The automatic right to an oral hearing on applying for permission to appeal to the Court of Appeal was abolished on 3 October 2016. This is one of a number of recent changes to the procedural rules governing appeals, introduced against the backdrop of an overburdened and delay-ridden system.
The main route for a party to seek to change an order of the court is to appeal the decision to a higher court.
The Court of Appeal is the second highest Court in England and Wales where such an appeal can be heard (the Supreme Court being the highest court).
However, before a party can appeal a decision they must be granted permission to do so.
What has changed?
Prior to 3 October 2016, if the Court of Appeal refused permission to appeal on a paper application, the applicant was automatically entitled to have that refusal reconsidered at an oral hearing.
Under the new rules, the default position will be that a decision on paper is final unless the Court, at its discretion, calls an oral hearing, which it will be obliged to do if it considers the matter cannot be fairly determined on paper.
In contrast to the old system, if an oral hearing is called, it will be heard within 14 days and be before the same judge that considered the paper application.
It is hoped that streamlining the “permission to appeal” process will reduce the delays at a chronically overburdened Court of Appeal, thereby freeing up judicial time to deal with substantive hearings.
The scale of the problem was revealed in Lord Justice Briggs’ Civil Courts Structure Review which cited, as at January of this year, an existing backlog of pending appeals and applications for permission to appeal that would take 46,800 judicial hours to deal with.
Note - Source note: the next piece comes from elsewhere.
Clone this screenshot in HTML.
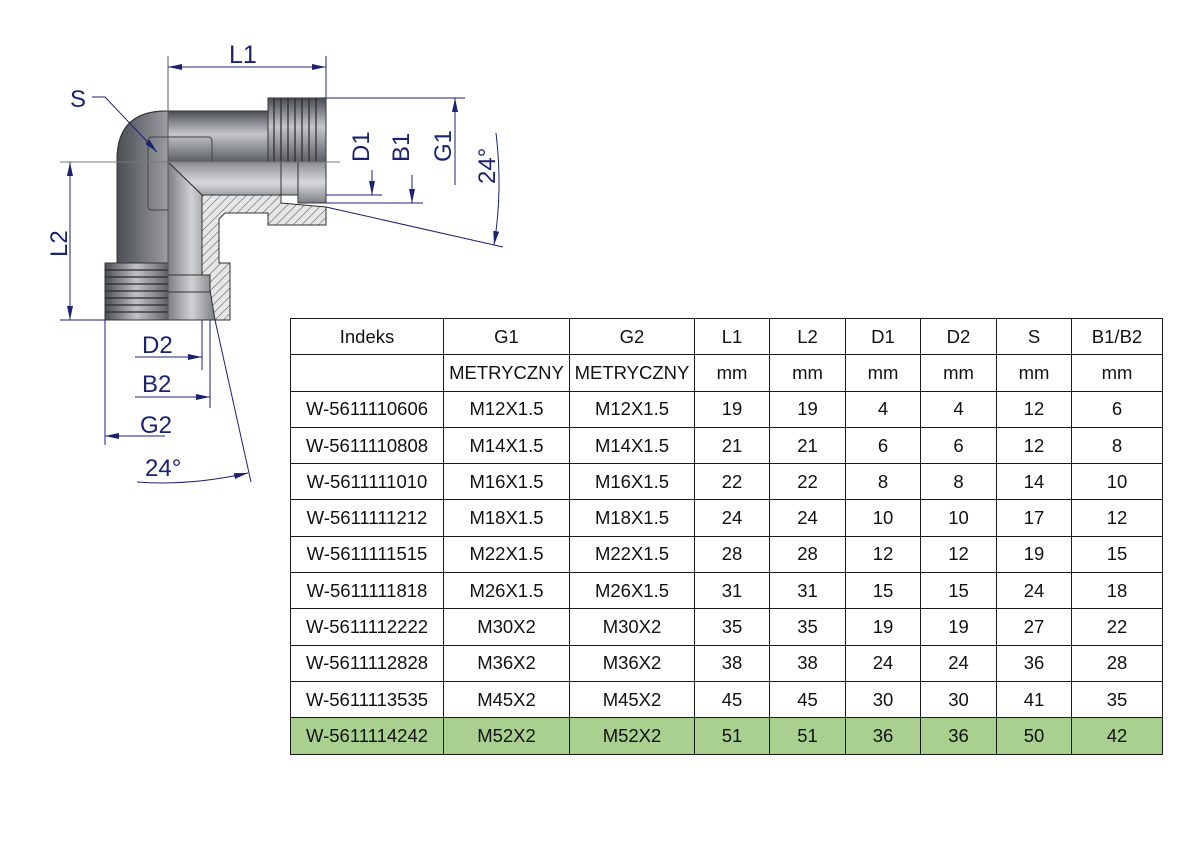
<!DOCTYPE html>
<html><head><meta charset="utf-8"><style>
body{margin:0;width:1191px;height:842px;background:#fff;position:relative;overflow:hidden;font-family:"Liberation Sans",sans-serif}
table{position:absolute;left:290px;top:318px;border-collapse:collapse;table-layout:fixed}
td{border:1.3px solid #1a1a1a;height:35.3px;padding:0;text-align:center;font-size:18.5px;color:#111;white-space:nowrap;overflow:hidden}
tr.g td{background:#a9d08e}
svg{position:absolute;left:0;top:0}
.t{font-family:"Liberation Sans",sans-serif;font-size:24px;fill:#1b2270}
</style></head><body>
<svg width="1191" height="842" viewBox="0 0 1191 842">
<defs>
<linearGradient id="gv" x1="0" y1="0" x2="0" y2="1"><stop offset="0" stop-color="#4a4e54"/><stop offset=".45" stop-color="#c4c6c9"/><stop offset="1" stop-color="#5a5e64"/></linearGradient>
<linearGradient id="gh" x1="0" y1="0" x2="1" y2="0"><stop offset="0" stop-color="#4a4e54"/><stop offset=".5" stop-color="#c0c2c5"/><stop offset="1" stop-color="#606469"/></linearGradient>
<linearGradient id="gb" x1="0" y1="0" x2="0" y2="1"><stop offset="0" stop-color="#8a8d92"/><stop offset=".5" stop-color="#d8d9db"/><stop offset="1" stop-color="#7c8085"/></linearGradient>
<linearGradient id="gbv" x1="0" y1="0" x2="1" y2="0"><stop offset="0" stop-color="#7c8085"/><stop offset=".5" stop-color="#d0d1d4"/><stop offset="1" stop-color="#7c8085"/></linearGradient>
<pattern id="hatch" width="6" height="6" patternUnits="userSpaceOnUse" patternTransform="rotate(45)"><rect width="6" height="6" fill="#e6e6e6"/><line x1="0" y1="0" x2="0" y2="6" stroke="#555" stroke-width="1"/></pattern>
<marker id="a" markerWidth="14" markerHeight="6" refX="14" refY="3" orient="auto" markerUnits="userSpaceOnUse"><path d="M0,0 L14,3 L0,6 z" fill="#1b2270"/></marker>
</defs>
<g stroke="#333" stroke-width="1">
<path d="M117,263 L117,160 Q117,111 166,111 L268,111 L268,162 L168,162 L168,263 Z" fill="url(#gh)"/>
<rect x="168" y="111" width="100" height="51" fill="url(#gv)" stroke="none"/>
<path d="M117,263 L117,160 Q117,111 166,111 L268,111" fill="none"/>
<rect x="268" y="98" width="58" height="64" fill="url(#gv)"/>
<g stroke="#2a2a2a" stroke-width="1.2">
<line x1="274" y1="98" x2="274" y2="162"/><line x1="281" y1="98" x2="281" y2="162"/><line x1="288" y1="98" x2="288" y2="162"/><line x1="295" y1="98" x2="295" y2="162"/><line x1="302" y1="98" x2="302" y2="162"/><line x1="309" y1="98" x2="309" y2="162"/><line x1="316" y1="98" x2="316" y2="162"/></g>
<path d="M168,162 L326,162 L326,203 L298,203 L298,195 L202,195 Z" fill="url(#gb)"/>
<line x1="281" y1="162" x2="281" y2="203"/><line x1="298" y1="162" x2="298" y2="203"/>
<path d="M168,162 L202,195 L202,275 L210,275 L215,320 L168,320 Z" fill="url(#gbv)"/>
<line x1="168" y1="275" x2="210" y2="275"/><line x1="168" y1="292" x2="210" y2="292"/>
<path d="M202,195 L281,195 L281,203 L326,207 L326,225 L268,225 L268,213 L225,213 L219,219 L219,263 L230,263 L230,320 L215,320 L210,290 L210,275 L202,275 Z" fill="url(#hatch)"/>
<rect x="105" y="263" width="63" height="57" fill="url(#gh)"/>
<g stroke="#2a2a2a" stroke-width="1.2">
<line x1="105" y1="270" x2="168" y2="270"/><line x1="105" y1="277" x2="168" y2="277"/><line x1="105" y1="284" x2="168" y2="284"/><line x1="105" y1="291" x2="168" y2="291"/><line x1="105" y1="298" x2="168" y2="298"/><line x1="105" y1="305" x2="168" y2="305"/><line x1="105" y1="312" x2="168" y2="312"/></g>
<path d="M168,210 L152,210 Q148,210 148,206 L148,141 Q148,137 152,137 L208,137 Q212,137 212,141 L212,162" fill="none" stroke="#444"/>
</g>
<g stroke="#1b2270" stroke-width="1" fill="none">
<line x1="168" y1="56" x2="168" y2="320" stroke="#555"/>
<line x1="326" y1="56" x2="326" y2="98"/>
<line x1="168" y1="67" x2="326" y2="67" marker-end="url(#a)"/>
<line x1="326" y1="67" x2="168" y2="67" marker-end="url(#a)"/>
<line x1="60" y1="162" x2="340" y2="162" stroke="#777"/>
<line x1="60" y1="320" x2="105" y2="320"/>
<line x1="70" y1="320" x2="70" y2="162" marker-end="url(#a)"/>
<line x1="70" y1="162" x2="70" y2="320" marker-end="url(#a)"/>
<path d="M92,97 L105,97 L157,152" marker-end="url(#a)"/>
<line x1="326" y1="195" x2="382" y2="195"/>
<line x1="372" y1="170" x2="372" y2="195" marker-end="url(#a)"/>
<line x1="326" y1="203" x2="423" y2="203"/>
<line x1="412" y1="175" x2="412" y2="203" marker-end="url(#a)"/>
<line x1="326" y1="98" x2="465" y2="98"/>
<line x1="455" y1="185" x2="455" y2="98" marker-end="url(#a)"/>
<line x1="326" y1="207" x2="503" y2="247"/>
<path d="M496,133 Q503,190 494,245" marker-end="url(#a)"/>
<line x1="202" y1="320" x2="202" y2="370"/>
<line x1="135" y1="357" x2="202" y2="357" marker-end="url(#a)"/>
<line x1="210" y1="320" x2="210" y2="408"/>
<line x1="135" y1="397" x2="210" y2="397" marker-end="url(#a)"/>
<line x1="105" y1="320" x2="105" y2="445"/>
<line x1="165" y1="436" x2="105" y2="436" marker-end="url(#a)"/>
<line x1="215" y1="320" x2="251" y2="482"/>
<path d="M137,482 Q190,486 248,473" marker-end="url(#a)"/>
</g>
<g class="t">
<text x="229" y="63" style="font-size:25px">L1</text>
<text x="70" y="107">S</text>
<text x="142" y="353">D2</text>
<text x="142" y="392">B2</text>
<text x="140" y="433">G2</text>
<text x="145" y="476">24°</text>
<text transform="translate(67,257) rotate(-90)">L2</text>
<text transform="translate(369,162) rotate(-90)">D1</text>
<text transform="translate(409,162) rotate(-90)">B1</text>
<text transform="translate(451,162) rotate(-90)">G1</text>
<text transform="translate(495,184) rotate(-90)">24°</text>
</g>
</svg>
<table>
<colgroup><col style="width:153px"><col style="width:126px"><col style="width:125px"><col style="width:75px"><col style="width:76px"><col style="width:75px"><col style="width:76px"><col style="width:75px"><col style="width:91px"></colgroup>
<tr><td>Indeks</td><td>G1</td><td>G2</td><td>L1</td><td>L2</td><td>D1</td><td>D2</td><td>S</td><td>B1/B2</td></tr>
<tr><td></td><td>METRYCZNY</td><td>METRYCZNY</td><td>mm</td><td>mm</td><td>mm</td><td>mm</td><td>mm</td><td>mm</td></tr>
<tr><td>W-5611110606</td><td>M12X1.5</td><td>M12X1.5</td><td>19</td><td>19</td><td>4</td><td>4</td><td>12</td><td>6</td></tr>
<tr><td>W-5611110808</td><td>M14X1.5</td><td>M14X1.5</td><td>21</td><td>21</td><td>6</td><td>6</td><td>12</td><td>8</td></tr>
<tr><td>W-5611111010</td><td>M16X1.5</td><td>M16X1.5</td><td>22</td><td>22</td><td>8</td><td>8</td><td>14</td><td>10</td></tr>
<tr><td>W-5611111212</td><td>M18X1.5</td><td>M18X1.5</td><td>24</td><td>24</td><td>10</td><td>10</td><td>17</td><td>12</td></tr>
<tr><td>W-5611111515</td><td>M22X1.5</td><td>M22X1.5</td><td>28</td><td>28</td><td>12</td><td>12</td><td>19</td><td>15</td></tr>
<tr><td>W-5611111818</td><td>M26X1.5</td><td>M26X1.5</td><td>31</td><td>31</td><td>15</td><td>15</td><td>24</td><td>18</td></tr>
<tr><td>W-5611112222</td><td>M30X2</td><td>M30X2</td><td>35</td><td>35</td><td>19</td><td>19</td><td>27</td><td>22</td></tr>
<tr><td>W-5611112828</td><td>M36X2</td><td>M36X2</td><td>38</td><td>38</td><td>24</td><td>24</td><td>36</td><td>28</td></tr>
<tr><td>W-5611113535</td><td>M45X2</td><td>M45X2</td><td>45</td><td>45</td><td>30</td><td>30</td><td>41</td><td>35</td></tr>
<tr class="g"><td>W-5611114242</td><td>M52X2</td><td>M52X2</td><td>51</td><td>51</td><td>36</td><td>36</td><td>50</td><td>42</td></tr>
</table>
</body></html>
That number is ever growing.
This is of increasing relevance in family law as appeals in this category rose by 200% in the period 2008 to 2014.
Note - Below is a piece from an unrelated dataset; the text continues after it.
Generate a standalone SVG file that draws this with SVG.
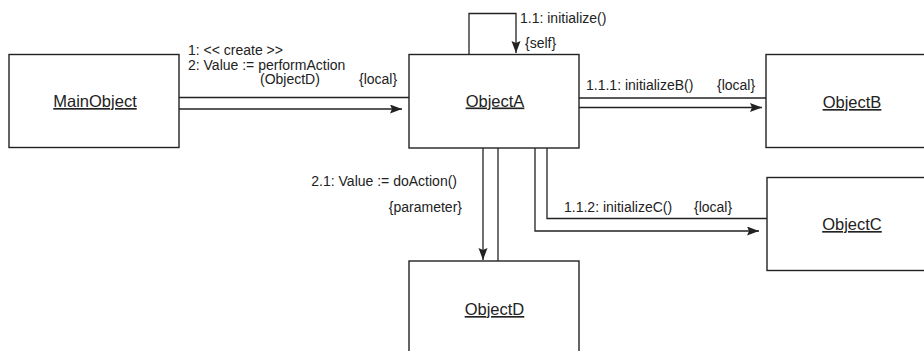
<svg xmlns="http://www.w3.org/2000/svg" width="924" height="351" viewBox="0 0 924 351">
<style>
.box{fill:#fff;stroke:#222;stroke-width:1.4}
.ln{fill:none;stroke:#222;stroke-width:1.3}
.lbl{font-family:"Liberation Sans",Arial,sans-serif;font-size:14px;fill:#222}
.name{font-family:"Liberation Sans",Arial,sans-serif;font-size:16.5px;fill:#222;text-anchor:middle;text-decoration:underline}
</style>
<defs>
<marker id="arr" markerUnits="userSpaceOnUse" markerWidth="13" markerHeight="10" refX="12" refY="4.5" orient="auto">
<path d="M0,0 L12,4.5 L0,9 L2,4.5 Z" fill="#222"/>
</marker>
</defs>
<rect width="924" height="351" fill="#fff"/>
<g id="connectors">
<line class="ln" x1="179" y1="97.5" x2="409" y2="97.5"/>
<line class="ln" x1="179" y1="109" x2="402" y2="109" marker-end="url(#arr)"/>
<polyline class="ln" points="469,54 469,13.5 516,13.5 516,53" marker-end="url(#arr)"/>
<line class="ln" x1="579" y1="98" x2="766" y2="98"/>
<line class="ln" x1="579" y1="107.5" x2="762" y2="107.5" marker-end="url(#arr)"/>
<line class="ln" x1="483" y1="148" x2="483" y2="260" marker-end="url(#arr)"/>
<line class="ln" x1="498" y1="148" x2="498" y2="261"/>
<polyline class="ln" points="547,148 547,218.5 767,218.5"/>
<polyline class="ln" points="535,148 535,231 759,231" marker-end="url(#arr)"/>
<text class="lbl" x="188" y="54.5">1: &lt;&lt; create &gt;&gt;</text>
<text class="lbl" x="188" y="69.5">2: Value := performAction</text>
<text class="lbl" x="260" y="84">(ObjectD)</text>
<text class="lbl" x="359" y="84">{local}</text>
<text class="lbl" x="520" y="22.5">1.1: initialize()</text>
<text class="lbl" x="525" y="48">{self}</text>
<text class="lbl" x="586" y="90">1.1.1: initializeB()</text>
<text class="lbl" x="717" y="90">{local}</text>
<text class="lbl" x="457" y="185.5" text-anchor="end">2.1: Value := doAction()</text>
<text class="lbl" x="462" y="211.5" text-anchor="end">{parameter}</text>
<text class="lbl" x="564" y="211.5">1.1.2: initializeC()</text>
<text class="lbl" x="694" y="211.5">{local}</text>
</g>
<g id="MainObject">
<rect class="box" x="9" y="54.5" width="170" height="93"/>
<text class="name" x="95" y="107">MainObject</text>
</g>
<g id="ObjectA">
<rect class="box" x="409" y="54.5" width="170" height="93.5"/>
<text class="name" x="495" y="106.5">ObjectA</text>
</g>
<g id="ObjectB">
<rect class="box" x="766" y="54.5" width="172" height="93"/>
<text class="name" x="852" y="108">ObjectB</text>
</g>
<g id="ObjectC">
<rect class="box" x="767" y="177.5" width="172" height="93"/>
<text class="name" x="852" y="230">ObjectC</text>
</g>
<g id="ObjectD">
<rect class="box" x="409" y="261" width="170" height="100"/>
<text class="name" x="494.5" y="315">ObjectD</text>
</g>
</svg>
According to the Ministry of Justice, there were 18 family cases in the year 2015/2016 where permission to appeal was refused on paper but granted after the subsequent oral hearing. Of those, 39% went on to be successful at the full appeal hearing.
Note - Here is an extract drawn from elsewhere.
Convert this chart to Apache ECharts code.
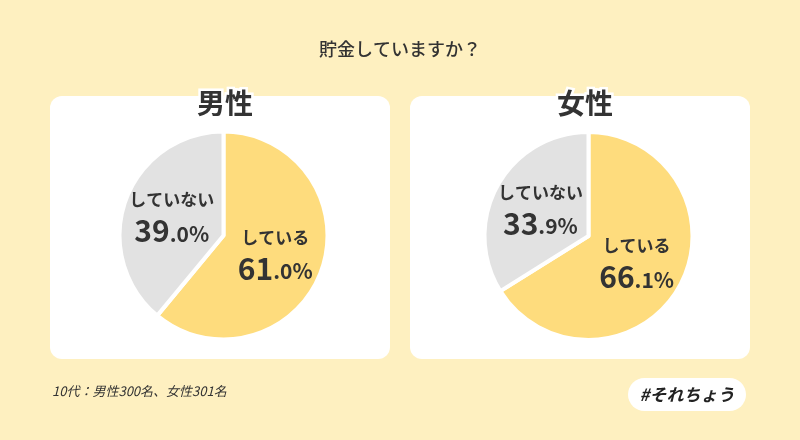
<!DOCTYPE html>
<html>
<head>
<meta charset="utf-8">
<script src="https://cdn.jsdelivr.net/npm/echarts@6/dist/echarts.min.js"></script>
<style>
html,body{margin:0;padding:0;background:#FEF0C0;}
#c{width:800px;height:440px;}
</style>
</head>
<body>
<div id="c"></div>
<script>
const chartTitle = '貯金していますか？';
const groups = ['男性', '女性'];
const categories = ['している', 'していない'];
const maleValues = [61.0, 39.0];
const femaleValues = [66.1, 33.9];
const footnote = '10代：男性300名、女性301名';
const tagText = '#それちょう';

const FONT = '"Noto Sans CJK JP", "Noto Sans", sans-serif';
const sliceColors = ['#FEDC7D', '#E2E2E2'];

function pieSeries(values, center) {
  return {
    type: 'pie',
    center: center,
    radius: [0, 104],
    startAngle: 90,
    clockwise: true,
    silent: true,
    animation: false,
    itemStyle: { borderColor: '#ffffff', borderWidth: 4 },
    label: {
      show: true,
      position: 'inside',
      formatter: function (p) {
        const s = p.value.toFixed(1);
        const parts = s.split('.');
        return '{n|' + p.name + '}\n{b|' + parts[0] + '}{s|.' + parts[1] + '%}';
      },
      rich: {
        n: { fontFamily: FONT, fontWeight: 'bold', fontSize: 17, color: '#333333', lineHeight: 28, align: 'center' },
        b: { fontFamily: FONT, fontWeight: 'bold', fontSize: 30, color: '#333333', lineHeight: 34 },
        s: { fontFamily: FONT, fontWeight: 'bold', fontSize: 21, color: '#333333', lineHeight: 34, padding: [6, 0, 0, 0] }
      }
    },
    labelLine: { show: false },
    data: categories.map((c, i) => ({ name: c, value: values[i], itemStyle: { color: sliceColors[i] } }))
  };
}

const chart = echarts.init(document.getElementById('c'));
chart.setOption({
  backgroundColor: '#FEF0C0',
  animation: false,
  title: [
    { text: chartTitle, left: 'center', top: 35, textStyle: { fontFamily: FONT, fontSize: 18, fontWeight: 500, color: '#333333' } },
    { text: groups[0], left: 220, top: 84, textAlign: 'center', textStyle: { fontFamily: FONT, fontSize: 28, fontWeight: 'bold', color: '#333333', textBorderColor: '#ffffff', textBorderWidth: 5 } },
    { text: groups[1], left: 580, top: 84, textAlign: 'center', textStyle: { fontFamily: FONT, fontSize: 28, fontWeight: 'bold', color: '#333333', textBorderColor: '#ffffff', textBorderWidth: 5 } }
  ],
  graphic: [
    { type: 'rect', z: -10, shape: { x: 50, y: 96, width: 340, height: 263, r: 12 }, style: { fill: '#ffffff' } },
    { type: 'rect', z: -10, shape: { x: 410, y: 96, width: 340, height: 263, r: 12 }, style: { fill: '#ffffff' } },
    { type: 'text', left: 52, top: 385, style: { text: footnote, font: 'italic 13px ' + FONT, fill: '#333333' } },
    { type: 'rect', shape: { x: 628, y: 378, width: 118, height: 33, r: 16.5 }, style: { fill: '#ffffff' } },
    { type: 'text', x: 687, y: 394.5, style: { text: tagText, font: 'italic bold 17px ' + FONT, fill: '#222222', align: 'center', verticalAlign: 'middle' } }
  ],
  series: [
    pieSeries(maleValues, [223.5, 235.5]),
    pieSeries(femaleValues, [588.5, 236])
  ]
});
</script>
</body>
</html>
Richard Hogwood, Partner in Divorce and Family says:
“Under the new rules, meritorious cases such as these may well be thrown out at the initial paper application stage and never heard. In those circumstances, arguably, the appellants will be robbed of justice.
This begs the question of whether this seemingly minor procedural change has the potential to contravene Article 6 of the European Convention on Human Rights which entitles everyone to: “a fair and public hearing.”